The Chesapeake Shakespeare Company performed “Persuasion” in October. Baltimore Center Stage is running “Pride and Prejudice” through Nov. 10. That’s not to mention all the Austen-themed garden parties and teas. Not in two centuries have the bonnet and empire waist been so popular.
Though readers come to Austen for romance, they find novels that explore social expectations, family relationships and the economic plight of women — relevant topics in America today, said Mary Mintz, president of the Jane Austen Society of North America.
“Many of us came through those struggles in the 1960s and 1970s, and we’re aware that women as recently as our mothers and grandmothers didn’t have the privileges that we have today,” she said.
The society was incorporated in Maryland in 1981 by Alberta Burke’s husband. More than a fan club, it celebrates Austen scholarship with 6,000 members from Canada to Mexico, the largest Austen society in the world.
Organizers brought the annual conference back to Baltimore for the birthday year. They sold about 950 tickets, the most ever.
“It’s going down in history,” Mintz said. “I went to the ”Guinness Book of World Records" just to check.”

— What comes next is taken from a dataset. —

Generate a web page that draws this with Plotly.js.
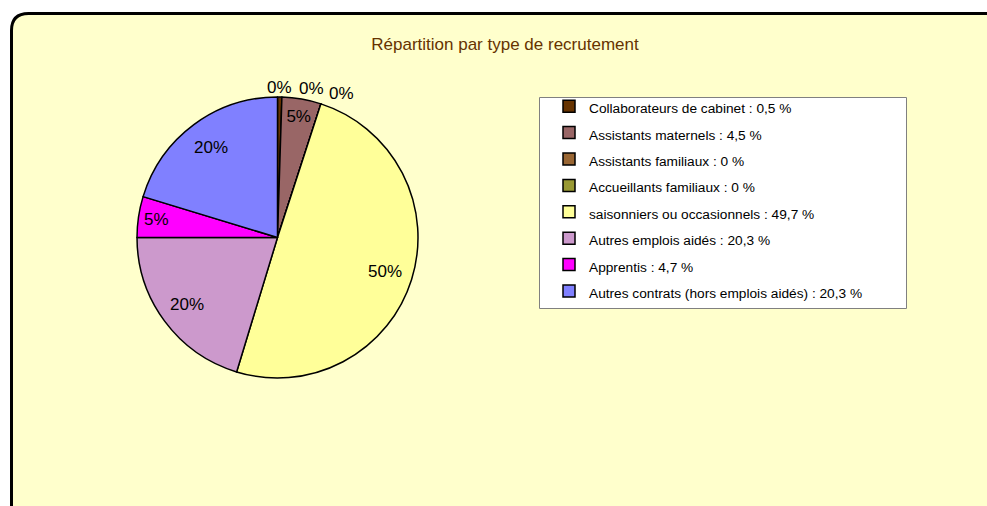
<!DOCTYPE html>
<html>
<head>
<meta charset="utf-8">
<script src="https://cdn.plot.ly/plotly-3.0.1.min.js"></script>
<style>html,body{margin:0;padding:0;background:#fff;}#chart{width:987px;height:506px;}</style>
</head>
<body>
<div id="chart"></div>
<script>
// ---- data ----
var categories = [
  "Collaborateurs de cabinet",
  "Assistants maternels",
  "Assistants familiaux",
  "Accueillants familiaux",
  "saisonniers ou occasionnels",
  "Autres emplois aidés",
  "Apprentis",
  "Autres contrats (hors emplois aidés)"
];
var values = [0.5, 4.5, 0, 0, 49.7, 20.3, 4.7, 20.3];
var sliceLabels = ["0%", "5%", "0%", "0%", "50%", "20%", "5%", "20%"];
var colors = ["#663300", "#996666", "#996633", "#999933", "#FFFF99", "#CC99CC", "#FF00FF", "#8080FF"];

// ---- helpers (layout only) ----
var W = 987, H = 506;
function px(x) { return x / W; }
function py(y) { return 1 - y / H; }

var FONT = "Liberation Sans, Arial, sans-serif";
var LABEL_FONT = { family: FONT, size: 17, color: '#000000' };

var legendNames = categories.map(function (c, i) {
  return '<span style="font-size:13.7px">' + c + ' : ' + String(values[i]).replace('.', ',') + ' %</span>';
});

// pie geometry (domain)
var PIE = { cx: 277.5, cy: 237.5, r: 140.5 };

// tiny slices: label just outside the rim (no leader lines)
var outsideSpots = { 0: [279, 87], 2: [311, 88], 3: [341, 93] };
// large slices: label along the slice's mid-angle, at 80% of the radius
var radialSlices = [4, 5, 7];

var total = values.reduce(function (a, b) { return a + b; }, 0);
var cum = 0;
var midFrac = values.map(function (v) { var m = (cum + v / 2) / total; cum += v; return m; });

var annotations = [];
Object.keys(outsideSpots).forEach(function (k) {
  var p = outsideSpots[k];
  annotations.push({
    text: sliceLabels[+k], xref: 'paper', yref: 'paper',
    x: px(p[0]), y: py(p[1]), xanchor: 'center', yanchor: 'middle',
    showarrow: false, font: LABEL_FONT
  });
});
radialSlices.forEach(function (i) {
  var a = midFrac[i] * 2 * Math.PI; // clockwise from 12 o'clock
  var x = PIE.cx + 0.8 * PIE.r * Math.sin(a);
  var y = PIE.cy - 0.8 * PIE.r * Math.cos(a);
  annotations.push({
    text: sliceLabels[i], xref: 'paper', yref: 'paper',
    x: px(x), y: py(y), xanchor: 'center', yanchor: 'middle',
    showarrow: false, font: LABEL_FONT
  });
});

var textPositions = sliceLabels.map(function (t, i) {
  return (outsideSpots[i] || radialSlices.indexOf(i) >= 0) ? 'none' : 'inside';
});

var r = 17, L = 11.5, T = 13.5, R = 1000, B = 520;
var framePath = 'M' + px(L) + ',' + py(B) +
  ' L' + px(L) + ',' + py(T + r) +
  ' Q' + px(L) + ',' + py(T) + ' ' + px(L + r) + ',' + py(T) +
  ' L' + px(R) + ',' + py(T) +
  ' L' + px(R) + ',' + py(B) + ' Z';

var trace = {
  type: 'pie',
  labels: legendNames,
  values: values,
  text: sliceLabels,
  textinfo: 'text',
  textposition: textPositions,
  insidetextorientation: 'horizontal',
  sort: false,
  direction: 'clockwise',
  rotation: 0,
  marker: { colors: colors, line: { color: '#000000', width: 1.5 } },
  textfont: LABEL_FONT,
  insidetextfont: LABEL_FONT,
  domain: { x: [px(PIE.cx - PIE.r), px(PIE.cx + PIE.r)], y: [py(PIE.cy + PIE.r), py(PIE.cy - PIE.r)] },
  hoverinfo: 'label+percent',
  showlegend: true
};

var layout = {
  width: W, height: H,
  margin: { l: 0, r: 0, t: 0, b: 0, pad: 0 },
  paper_bgcolor: '#FFFFFF',
  font: { family: FONT, color: '#000000' },
  title: {
    text: 'Répartition par type de recrutement',
    font: { family: FONT, size: 17, color: '#663300' },
    x: px(505), xanchor: 'center', xref: 'paper',
    y: py(44), yanchor: 'middle', yref: 'container'
  },
  legend: {
    x: px(549), xanchor: 'left',
    y: py(88), yanchor: 'top',
    bgcolor: 'rgba(0,0,0,0)',
    borderwidth: 0,
    font: { family: FONT, size: 18, color: '#000000' },
    traceorder: 'normal'
  },
  annotations: annotations,
  shapes: [
    { type: 'path', xref: 'paper', yref: 'paper', path: framePath,
      fillcolor: '#FFFFCC', line: { color: '#000000', width: 3 }, layer: 'below' },
    { type: 'rect', xref: 'paper', yref: 'paper',
      x0: px(539.5), x1: px(906.5), y0: py(308.5), y1: py(97.5),
      fillcolor: '#FFFFFF', line: { color: '#808080', width: 1 }, layer: 'below' }
  ]
};

Plotly.newPlot('chart', [trace], layout, { displayModeBar: false, staticPlot: true });
</script>
</body>
</html>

In their return to Baltimore, women from Sacramento to Syracuse browsed slate pencils and shards of colorful china found in an archeological dig of Austen’s childhood home. The hotel emporium sold them peacock-feather pens and lace gloves. They practiced calligraphy and exchanged calling cards. For the first time in years, they made it until midnight at the ball.
“My husband says, ‘What can you keep talking about year after year? She only wrote six books,” said Deb Barnum, an antiquarian bookseller from South Carolina.
Just consider one lecture from years past that explored the placement of a single comma in “Mansfield Park.”
“It’s a network of insanity,” Barnum said, proudly.